Here are some key dates with destiny for Comet V2 Johnson through August 1st. Unless otherwise noted, all passes are less than one degree (two Full Moon diameters) away:
May 19th: passes near +3.4 magnitude Delta Bootis.
June 5th: Closest approach to the Earth at 0.812 AU distant.
June 12th: Perihelion 1.64 AU from the Sun.
June 15th: Crosses into the constellation Virgo.
June 21st: Crosses the celestial equator southward.
June 26th: Passes near the +4 magnitude star Syrma.
July 1st: Passes near (30″!) the +4.2 magnitude star Kappa Virginis
July 3rd: The waning gibbous Moon passes two degrees north of the comet.
Comet V2 Johnson vs Kappa Virginis and the Moon on July 3rd. Note: the graphic is a (very) idealized version of the comet! Credit: Starry Night Edu.
July 5th: Crosses the ecliptic southward.
July 17th: Crosses into the constellation Hydra.
July 22nd: Passes 2.5 degrees from the +3.3 magnitude star Pi Hydrae.
July 28th: Crosses into the constellation Centaurus.
The projected light curve for Comet C/2015 V2 Johnson. The purple vertical line marks perihelion, and the black dots are actual brightness observations to date. Image credit: adapted from Seiichi Yoshida’s Weekly information About Bright Comets.
Binoculars and a good finder chart are your friends hunting down a comet like V2 Johnson.

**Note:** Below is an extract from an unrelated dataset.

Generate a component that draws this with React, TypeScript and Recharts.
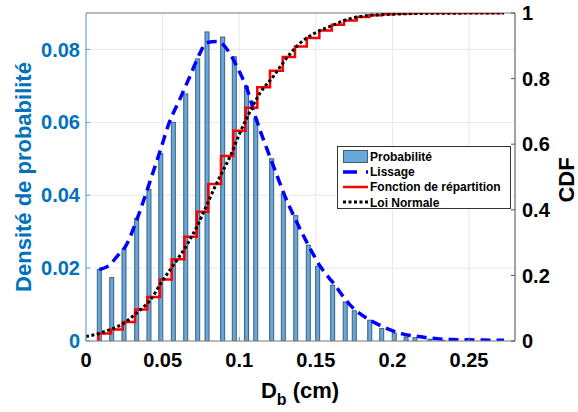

We like to start our search from a nearby bright star, then slowly sweep the field with our trusty Canon 15×45 image-stabilized binoculars (hard to believe, we’ve had this amazing piece of astro-tech in our observing arsenal for nearly two decades now. They’re so handy, picking up a pair of “old-tech” none stabilized binocs feels weird now!). An +8th magnitude comet will look like a fuzzy globular cluster which stubbornly refuses to resolve when focused. A wide-field DSLR shot should also tease V2 Johnson out of the background.
Comet V2 Johnson from May 3rd. Image credit and copyright: Hisayoshi Kato.
The next week is also ideal for evening comet-hunting for another reason, as the New Moon (also marking the start of the Islamic month of Ramadan) occurs on May 25th, after which, the light-polluting Moon will begin to hamper evening observations.
It’s strange to think, there are no bright comets on tap for the remainder of 2017 after V2 Johnson, though that will likely change as the year wears on.
In the meantime, be sure to check out Comet V2 Johnson, as it makes its lonesome solitary passage through the inner solar system.